=== Data lines ===
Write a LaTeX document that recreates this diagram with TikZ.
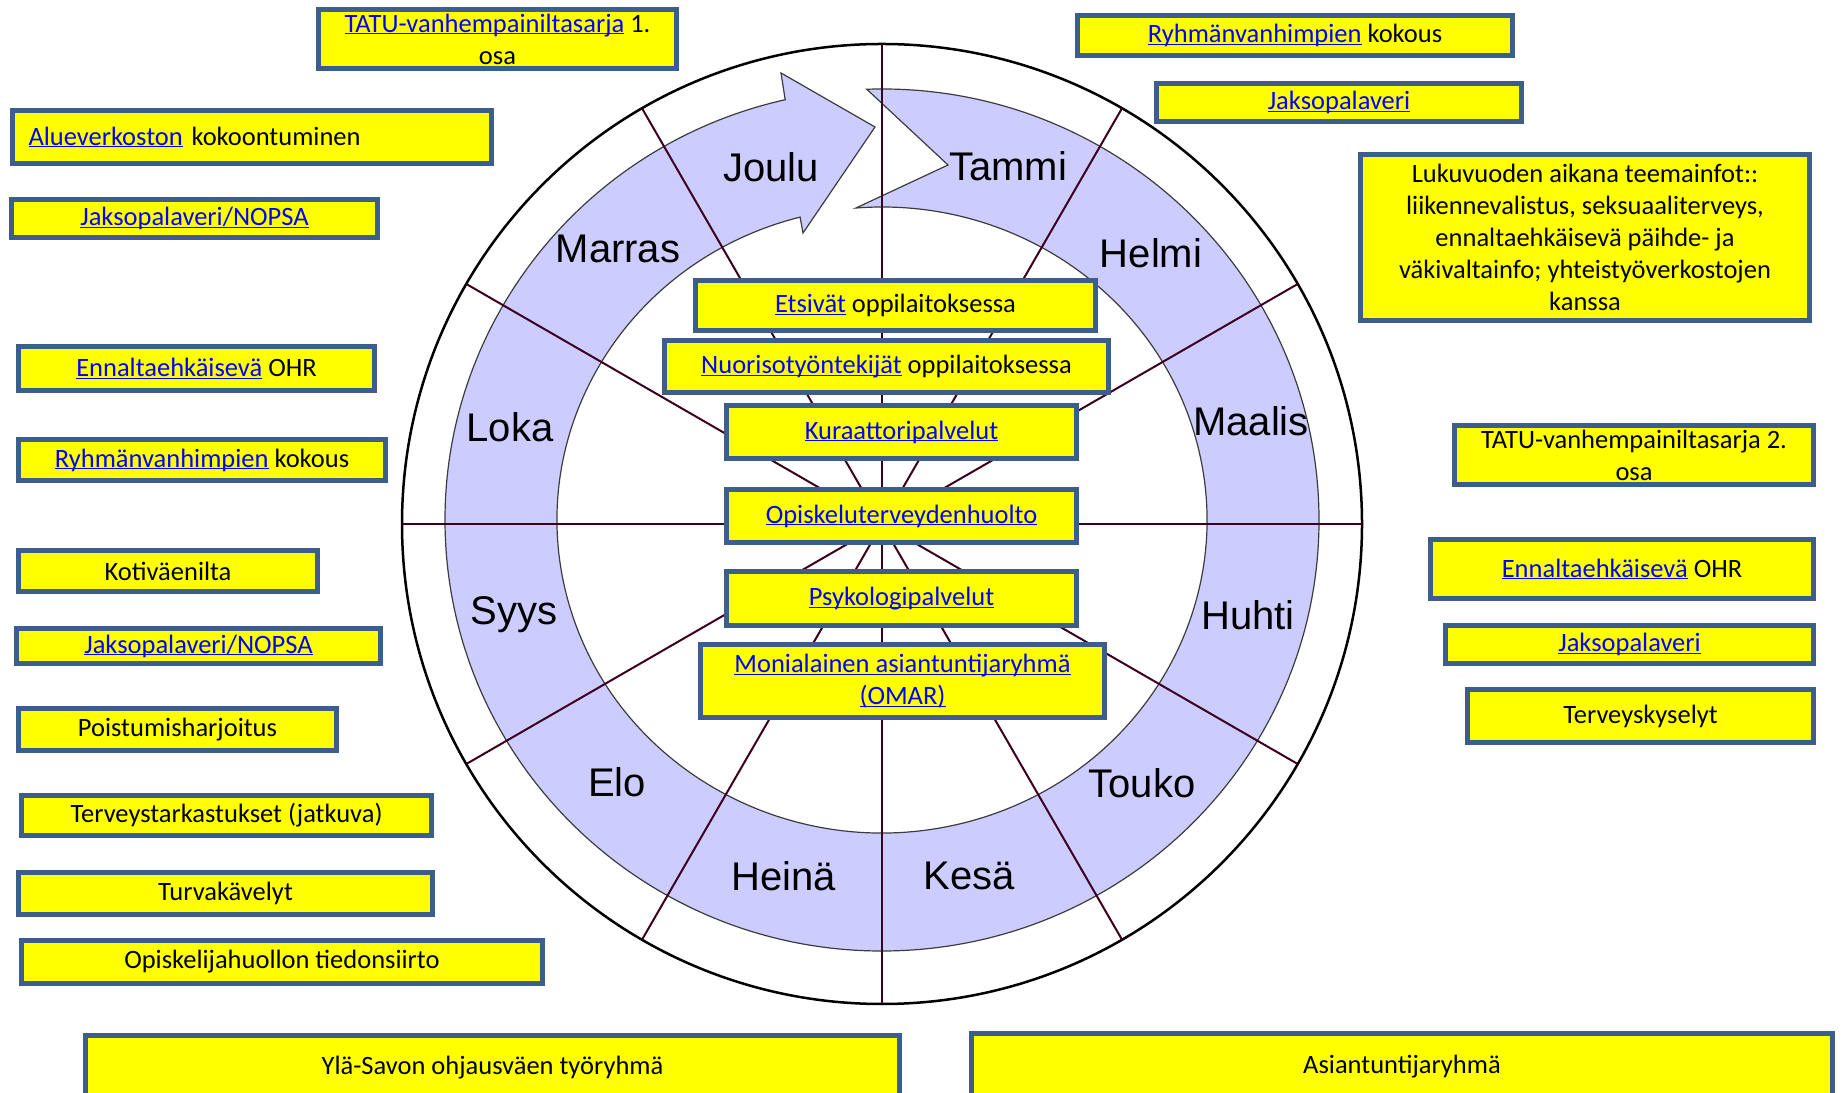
\documentclass[tikz,border=0pt]{standalone}
\usepackage{fontspec}
\setmainfont{Carlito}
\newfontfamily\monthfont{Liberation Sans}
\definecolor{boxyellow}{RGB}{255,255,0}
\definecolor{boxblue}{RGB}{59,94,140}
\definecolor{ringfill}{RGB}{204,204,255}
\definecolor{ringline}{RGB}{60,60,60}
\definecolor{spokecol}{RGB}{60,0,30}
\definecolor{linkblue}{RGB}{0,0,255}
\newcommand\lnk[1]{\textcolor{linkblue}{\underline{\smash{#1}}}\vphantom{#1}}
\tikzset{
  evbox/.style={draw=boxblue, line width=5pt, fill=boxyellow, inner sep=0pt, align=center, font=\fontsize{26.5}{32}\selectfont},
  month/.style={font=\monthfont\fontsize{40}{48}\selectfont},
  spokeline/.style={draw=spokecol, line width=2pt},
}
\begin{document}
\begin{tikzpicture}[x=1pt,y=1pt]
\useasboundingbox (0,0) rectangle (1843,1092);
\coordinate (c) at (882,568);
\draw[line width=2.5pt] (c) circle (480);
\begin{scope}[shift={(882,572)}]
\path[fill=ringfill, draw=ringline, line width=1.2pt]
  (92:437 and 431) arc[start angle=92, end angle=-257.2, x radius=437, y radius=431]
  -- (-101,447) -- (-7,393) -- (-79,287) -- (104.6:325 and 313)
  arc[start angle=-255.4, end angle=94.6, x radius=325, y radius=313]
  -- (66,355) -- cycle;
\end{scope}
\foreach \a in {0,30,...,330}
  \path[spokeline] (c) -- ++(\a:480);
\node[month] (tammi) at (1008,926) {Tammi};
\node[month] (helmi) at (1151,839) {Helmi};
\node[month] (maalis) at (1251,671) {Maalis};
\node[month] (huhti) at (1248,477) {Huhti};
\node[month] (touko) at (1142,309) {Touko};
\node[month] (kesa) at (969,216) {Kesä};
\node[month] (heina) at (784,216) {Heinä};
\node[month] (elo) at (617,310) {Elo};
\node[month] (syys) at (514,477) {Syys};
\node[month] (loka) at (510,665) {Loka};
\node[month] (marras) at (618,843) {Marras};
\node[month] (joulu) at (771,925) {Joulu};
\node[evbox, minimum width=358, minimum height=59] (tatu1) at (497.5,1053) {\lnk{TATU-vanhempainiltasarja} 1.\\osa};
\node[evbox, align=left, text width=447, inner xsep=16, minimum height=53] (aluev) at (252,955) {\lnk{Alueverkoston} kokoontuminen};
\node[evbox, minimum width=366, minimum height=38] (jakso1) at (194.5,873.5) {\lnk{Jaksopalaveri/NOPSA}};
\node[evbox, minimum width=356, minimum height=44] (ohr1) at (196.5,723.5) {\lnk{Ennaltaehkäisevä} OHR};
\node[evbox, minimum width=367, minimum height=41] (ryhma1) at (202,632) {\lnk{Ryhmänvanhimpien} kokous};
\node[evbox, minimum width=299, minimum height=41] (koti) at (168,521) {Kotiväenilta};
\node[evbox, minimum width=364, minimum height=35] (jakso2) at (198.5,446) {\lnk{Jaksopalaveri/NOPSA}};
\node[evbox, minimum width=318, minimum height=42] (poist) at (177.5,362.5) {Poistumisharjoitus};
\node[evbox, minimum width=410, minimum height=40] (tarkast) at (226.5,276.5) {Terveystarkastukset (jatkuva)};
\node[evbox, minimum width=414, minimum height=42] (turva) at (225.5,198.5) {Turvakävelyt};
\node[evbox, minimum width=521, minimum height=43] (siirto) at (282,130) {Opiskelijahuollon tiedonsiirto};
\node[evbox, minimum width=814, minimum height=65] (ylasavo) at (492.5,24) {Ylä-Savon ohjausväen työryhmä};
\node[evbox, minimum width=861, minimum height=67] (asiant) at (1402,25) {Asiantuntijaryhmä};
\node[evbox, minimum width=435, minimum height=40] (ryhma2) at (1295,1056.5) {\lnk{Ryhmänvanhimpien} kokous};
\node[evbox, minimum width=365, minimum height=38] (jakso3) at (1339,989.5) {\lnk{Jaksopalaveri}};
\node[evbox, minimum width=449, minimum height=166] (teema) at (1585,854.5) {Lukuvuoden aikana teemainfot::\\liikennevalistus, seksuaaliterveys,\\ennaltaehkäisevä päihde- ja\\väkivaltainfo; yhteistyöverkostojen\\kanssa};
\node[evbox, minimum width=359, minimum height=59] (tatu2) at (1634,637) {TATU-vanhempainiltasarja 2.\\osa};
\node[evbox, minimum width=383, minimum height=59] (ohr2) at (1622,523) {\lnk{Ennaltaehkäisevä} OHR};
\node[evbox, minimum width=368, minimum height=38] (jakso4) at (1629.5,447.5) {\lnk{Jaksopalaveri}};
\node[evbox, minimum width=346, minimum height=53] (kysely) at (1640.5,376) {Terveyskyselyt};
\node[evbox, minimum width=400, minimum height=50] (etsivat) at (895.5,786.5) {\lnk{Etsivät} oppilaitoksessa};
\node[evbox, minimum width=444, minimum height=52] (nuoriso) at (886.5,725.5) {\lnk{Nuorisotyöntekijät} oppilaitoksessa};
\node[evbox, minimum width=350, minimum height=53] (kuraat) at (901.5,660) {\lnk{Kuraattoripalvelut}};
\node[evbox, minimum width=350, minimum height=53] (terveys) at (901.5,576) {\lnk{Opiskeluterveydenhuolto}};
\node[evbox, minimum width=350, minimum height=54] (psyk) at (901.5,493.5) {\lnk{Psykologipalvelut}};
\node[evbox, minimum width=404, minimum height=73] (omar) at (902.5,411) {\lnk{Monialainen asiantuntijaryhmä}\\\lnk{(OMAR)}};
\end{tikzpicture}
\end{document}
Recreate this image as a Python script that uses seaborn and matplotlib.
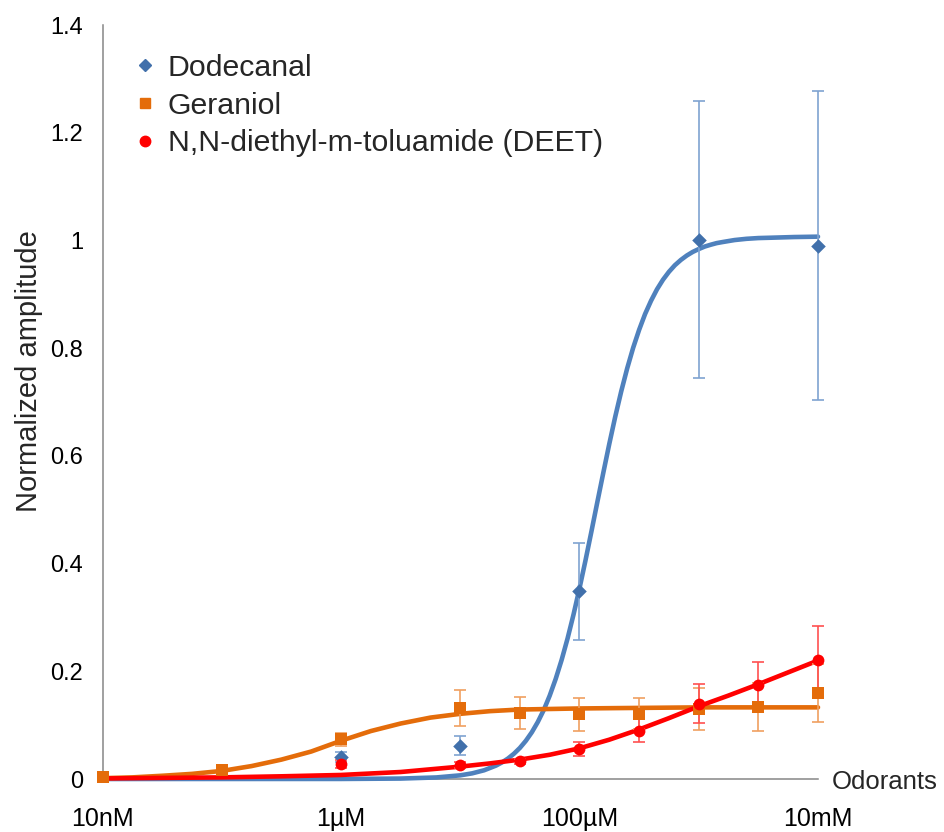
import numpy as np
import pandas as pd
import matplotlib
matplotlib.use("Agg")
import matplotlib.pyplot as plt
from matplotlib.lines import Line2D
import seaborn as sns

sns.set_style("white")
plt.rcParams['font.family'] = ['Liberation Sans', 'DejaVu Sans']

# ---------------- data (molar concentrations) ----------------
dod_conc = [1e-6, 1e-5, 1e-4, 1e-3, 1e-2]
dod_val = [0.041, 0.062, 0.349, 1.001, 0.990]
dod_err = [0.010, 0.017, 0.090, 0.257, 0.287]

ger_conc = [1e-8, 1e-7, 1e-6, 1e-5, 3.16e-5, 1e-4, 3.16e-4, 1e-3, 3.16e-3, 1e-2]
ger_val = [0.004, 0.016, 0.074, 0.132, 0.122, 0.120, 0.121, 0.130, 0.134, 0.160]
ger_err = [0.000, 0.004, 0.012, 0.033, 0.030, 0.030, 0.029, 0.039, 0.044, 0.054]

deet_conc = [1e-6, 1e-5, 3.16e-5, 1e-4, 3.16e-4, 1e-3, 3.16e-3, 1e-2]
deet_val = [0.028, 0.026, 0.033, 0.055, 0.090, 0.140, 0.174, 0.221]
deet_err = [0.008, 0.006, 0.005, 0.013, 0.022, 0.036, 0.043, 0.063]

# fitted curves (log10 molar, value)
dod_curve_logc = [-8, -6, -5.5, -5.2, -5.0, -4.9, -4.8, -4.7, -4.65, -4.6, -4.55, -4.5,
                  -4.45, -4.4, -4.35, -4.3, -4.25, -4.2, -4.15, -4.1, -4.05, -4.0,
                  -3.95, -3.9, -3.85, -3.8, -3.75, -3.7, -3.65, -3.6, -3.55, -3.5,
                  -3.45, -3.4, -3.35, -3.3, -3.25, -3.2, -3.15, -3.1, -3.05, -3.0,
                  -2.95, -2.9, -2.85, -2.8, -2.7, -2.6, -2.5, -2.4, -2.2, -2.0]
dod_curve_val = [0.0, 0.0001, 0.0008, 0.0029, 0.0068, 0.0105, 0.0162, 0.0249, 0.0308,
                 0.038, 0.0469, 0.0577, 0.0709, 0.0867, 0.1057, 0.128, 0.1547, 0.1856,
                 0.221, 0.261, 0.3055, 0.354, 0.4056, 0.4596, 0.5146, 0.569, 0.6224,
                 0.673, 0.7198, 0.7625, 0.8007, 0.834, 0.8634, 0.888, 0.9093, 0.927,
                 0.9417, 0.954, 0.9638, 0.972, 0.9787, 0.984, 0.9886, 0.992, 0.995,
                 0.997, 1.0007, 1.003, 1.0044, 1.005, 1.0063, 1.007]

ger_curve_logc = [-8, -7.75, -7.5, -7.25, -7.0, -6.75, -6.5, -6.25, -6.0, -5.75, -5.5,
                  -5.25, -5.0, -4.75, -4.5, -4.0, -3.5, -3.0, -2.0]
ger_curve_val = [0.0015, 0.003, 0.006, 0.0095, 0.015, 0.024, 0.036, 0.051, 0.071, 0.089,
                 0.103, 0.114, 0.121, 0.126, 0.129, 0.131, 0.132, 0.133, 0.133]

deet_curve_logc = [-8, -7.5, -7.0, -6.5, -6.0, -5.5, -5.0, -4.75, -4.5, -4.25, -4.0,
                   -3.75, -3.5, -3.25, -3.0, -2.75, -2.5, -2.25, -2.0]
deet_curve_val = [0.001, 0.002, 0.003, 0.005, 0.0075, 0.013, 0.023, 0.029, 0.036, 0.045,
                  0.057, 0.073, 0.092, 0.113, 0.135, 0.155, 0.176, 0.198, 0.220]

x_ticks = [1e-8, 1e-6, 1e-4, 1e-2]
x_ticklabels = ["10nM", "1\u00b5M", "100\u00b5M", "10mM"]
y_ticks = [0, 0.2, 0.4, 0.6, 0.8, 1.0, 1.2, 1.4]
y_ticklabels = ["0", "0.2", "0.4", "0.6", "0.8", "1", "1.2", "1.4"]

names = ["Dodecanal", "Geraniol", "N,N-diethyl-m-toluamide (DEET)"]

# ---------------- style ----------------
blue_line = "#4F81BD"
blue_mark = "#4170AB"
blue_err = "#7FA3D1"
orange = "#E46C0A"
orange_err = "#F0A060"
red = "#FF0000"
red_err = "#FF5050"
axis_gray = "#868686"

fig = plt.figure(figsize=(9.44, 8.32), dpi=100)
ax = fig.add_axes([102.5 / 944, 1 - 779 / 832, (818 - 102.5) / 944, (779 - 25) / 832])

# curves
curves = [
    (dod_curve_logc, dod_curve_val, blue_line),
    (ger_curve_logc, ger_curve_val, orange),
    (deet_curve_logc, deet_curve_val, red),
]
for lc, v, c in curves:
    df = pd.DataFrame({"conc": 10.0 ** np.array(lc), "val": v})
    sns.lineplot(data=df, x="conc", y="val", ax=ax, color=c, linewidth=3.3,
                 sort=False, estimator=None, zorder=3, solid_capstyle="round",
                 solid_joinstyle="round")

# error bars + markers
series = [
    (dod_conc, dod_val, dod_err, blue_mark, blue_err, "D", 55),
    (ger_conc, ger_val, ger_err, orange, orange_err, "s", 64),
    (deet_conc, deet_val, deet_err, red, red_err, "o", 72),
]
for conc, val, err, mc, ec, mk, s in series:
    ax.errorbar(conc, val, yerr=err, fmt="none", ecolor=ec, elinewidth=1.2,
                capsize=4.5, capthick=1.2, zorder=4)
    df = pd.DataFrame({"conc": conc, "val": val})
    sns.scatterplot(data=df, x="conc", y="val", ax=ax, color=mc, marker=mk, s=s,
                    edgecolor=mc, linewidth=0, zorder=5)

ax.set_xscale("log")
ax.set_xlim(1e-8, 1e-2)
ax.set_ylim(0, 1.4)
ax.set_xticks(x_ticks)
ax.set_xticklabels(x_ticklabels)
ax.minorticks_off()
ax.set_yticks(y_ticks)
ax.set_yticklabels(y_ticklabels)
ax.set_xlabel("")
ax.set_ylabel("")

for side in ["top", "right"]:
    ax.spines[side].set_visible(False)
for side in ["left", "bottom"]:
    ax.spines[side].set_color(axis_gray)
    ax.spines[side].set_linewidth(1.1)

ax.tick_params(axis="x", direction="out", length=5, width=1.1, color=axis_gray,
               labelsize=18, pad=15, labelcolor="black")
ax.tick_params(axis="y", direction="out", length=5, width=1.1, color=axis_gray,
               labelsize=17, pad=9, labelcolor="black")
for ch in ax.get_children():
    try:
        ch.set_clip_on(False)
    except Exception:
        pass

fig.text(29 / 944, 1 - 371 / 832, "Normalized amplitude", rotation=90,
         ha="center", va="center", fontsize=21)
fig.text(832 / 944, 1 - 782 / 832, "Odorants", ha="left", va="center", fontsize=18.5)

handles = [
    Line2D([], [], linestyle="none", marker="D", markersize=6.2, color=blue_mark),
    Line2D([], [], linestyle="none", marker="s", markersize=7, color=orange),
    Line2D([], [], linestyle="none", marker="o", markersize=7.5, color=red),
]
fig.legend(handles, names, loc="upper left", bbox_to_anchor=(136 / 944, 1 - 54 / 832),
           frameon=False, fontsize=21.8, handlelength=0.6, handletextpad=0.45,
           labelspacing=0.32, borderpad=0, borderaxespad=0)

fig.savefig("out.png", dpi=100)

=== Stated problem ===
Output nothing except the lines from the one containing "Recreate this image" through the one containing "import seaborn as sns", both kept, with the pictures removed.

=== Written reply ===
Recreate this image as a Python script that uses seaborn and matplotlib.
import numpy as np
import pandas as pd
import matplotlib
matplotlib.use("Agg")
import matplotlib.pyplot as plt
from matplotlib.lines import Line2D
import seaborn as sns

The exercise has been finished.